The courts ruled Eli Lilly’s applications failed to meet the standards needed to issue a new drug patent. Lilly argues Canadian courts have been “retroactively” applying a new, tougher standard for patents since 2005. A Canadian government filing said that Eli Lilly “now seeks to have this Tribunal misapply NAFTA Ch. 11 and transform itself into a supranational court of appeal.”

“Eli Lilly is appealing to a NAFTA panel a decision made by the Supreme Court of Canada,” says Herman, “and that is a novel development.” He is concerned about the Chapter 11 process being extended beyond its intended scope. “The concept was to deal with egregious government measures that were arbitrary and unfair.

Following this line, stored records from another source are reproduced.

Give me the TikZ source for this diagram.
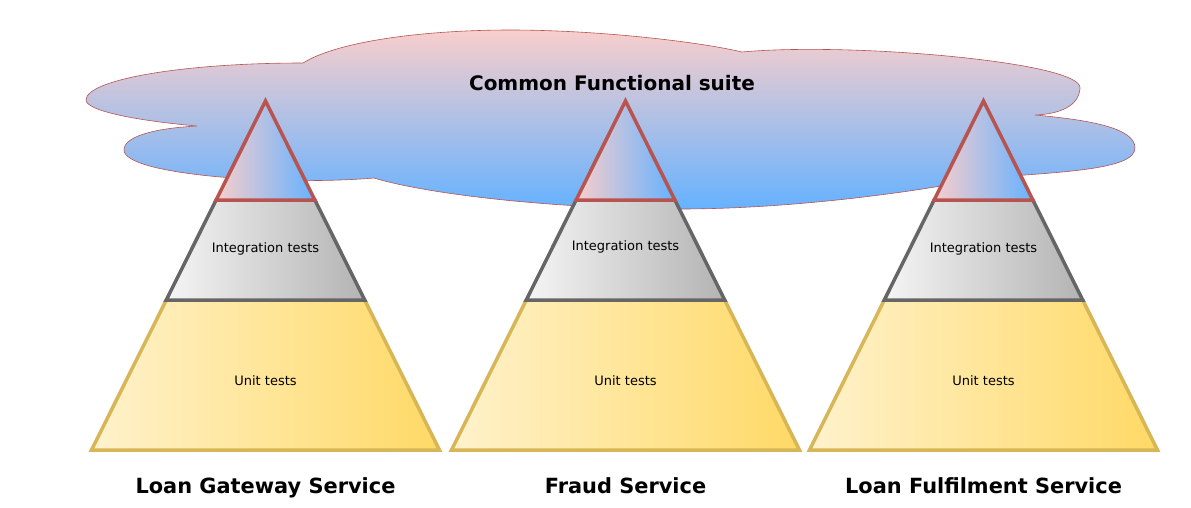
\documentclass[tikz,border=0pt]{standalone}
\usepackage{fontspec}
\setmainfont{DejaVu Sans}
\definecolor{cpink}{HTML}{F8CECC}
\definecolor{cblue}{HTML}{66B2FF}
\definecolor{cred}{HTML}{B85450}
\definecolor{gleft}{HTML}{F5F5F5}
\definecolor{gright}{HTML}{B3B3B3}
\definecolor{gline}{HTML}{666666}
\definecolor{yleft}{HTML}{FFF2CC}
\definecolor{yright}{HTML}{FFD966}
\definecolor{yline}{HTML}{D6B656}
\begin{document}
\begin{tikzpicture}[x=1pt,y=-1pt,
  cloudshape/.style={draw=cred, line width=0.6pt, top color=cpink, bottom color=cblue},
  toplayer/.style={draw=cred, line width=3.5pt, line join=miter, left color=cpink, right color=cblue},
  midlayer/.style={draw=gline, line width=3.5pt, line join=miter, left color=gleft, right color=gright},
  botlayer/.style={draw=yline, line width=3.5pt, line join=miter, left color=yleft, right color=yright},
  layerlabel/.style={font=\fontsize{13}{15}\selectfont, inner sep=0pt, anchor=base},
  servicelabel/.style={font=\fontsize{20.9}{24}\selectfont\bfseries, inner sep=0pt, anchor=base},
]
\useasboundingbox (0,0) rectangle (1191,507);
\fill[white] (0,0) rectangle (1191,507);
% cloud
\path[cloudshape] (303,63)
  .. controls (340,40) and (430,30) .. (510,30)
  .. controls (600,30) and (700,42) .. (742,52)
  .. controls (850,42) and (1082,62) .. (1080,88)
  .. controls (1079,106) and (1060,114) .. (1035,115)
  .. controls (1090,120) and (1135,128) .. (1135,148)
  .. controls (1135,170) and (1060,172) .. (985,178)
  .. controls (900,195) and (780,209) .. (680,209)
  .. controls (560,209) and (430,195) .. (374,178)
  .. controls (280,186) and (124,175) .. (124,150)
  .. controls (124,135) and (160,128) .. (197,126)
  .. controls (130,120) and (86,110) .. (86,100)
  .. controls (86,80) and (180,63) .. (303,63) -- cycle;
\node[font=\fontsize{20}{24}\selectfont\bfseries, inner sep=0pt, anchor=base] (suite) at (612,90) {Common Functional suite};
% pyramids
\foreach \cx/\nm/\iy/\title in {265.5/lg/252/Loan Gateway Service, 625.5/fr/250.5/Fraud Service, 983.5/lf/252/Loan Fulfilment Service}{
  \path[botlayer] (\cx-99.2,300) -- (\cx+99.2,300) -- (\cx+174,450) -- (\cx-174,450) -- cycle;
  \path[midlayer] (\cx-49.4,200) -- (\cx+49.4,200) -- (\cx+99.2,300) -- (\cx-99.2,300) -- cycle;
  \path[toplayer] (\cx,101) -- (\cx+49.4,200) -- (\cx-49.4,200) -- cycle;
  \node[layerlabel] (\nm-int) at (\cx,\iy) {Integration tests};
  \node[layerlabel] (\nm-unit) at (\cx,385) {Unit tests};
  \node[servicelabel] (\nm-name) at (\cx,493) {\title};
}
\end{tikzpicture}
\end{document}
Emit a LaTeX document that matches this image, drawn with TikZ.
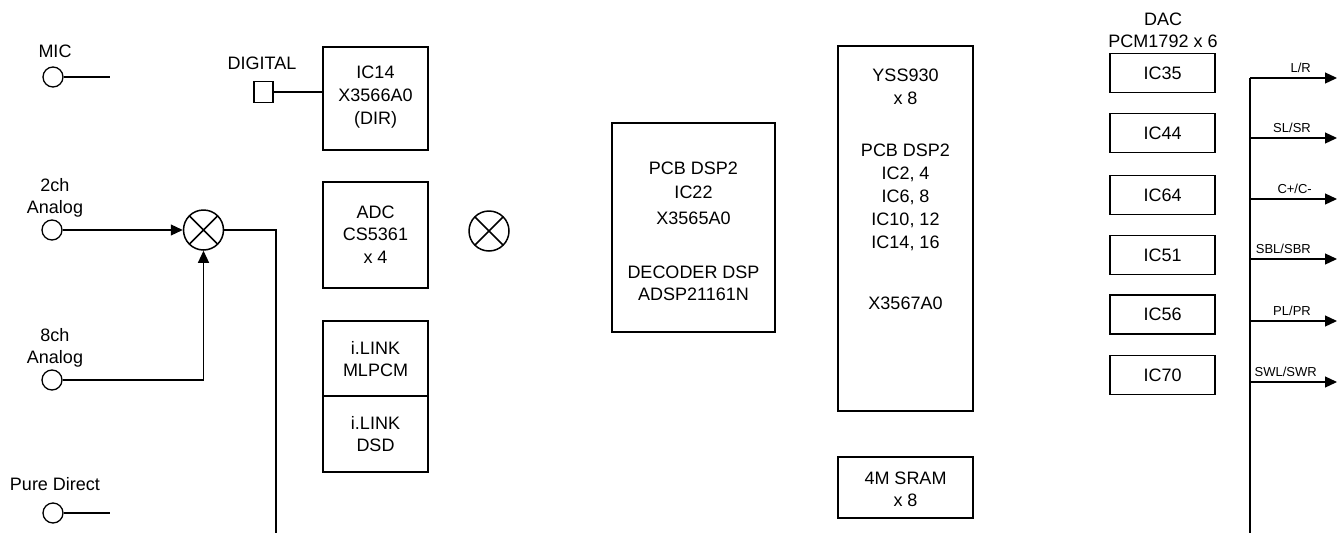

It was not thought that investment arbitration would be used to challenge judicial decisions.”

In Lone Pine Resources Inc. v. Government of Canada, the claim arises from a moratorium on shale gas exploration (fracking) legislated by the Québec government in 2012 and the nullification of permits previously granted to Lone Pine and other oil and gas investors. “We’re not challenging the moratorium,” says Pearson, whose law firm acts for Lone Pine. “We’re simply challenging the expropriation of rights with no compensation.”

The company, headquartered in Calgary but incorporated in Delaware, is one of many major natural gas companies affected by Québec’s moratorium. Winning a NAFTA case against Québec’s fracking policy would be “an uphill battle,” says Herman, since the policy has a legitimate purpose, and does not appear to discriminate against foreign firms.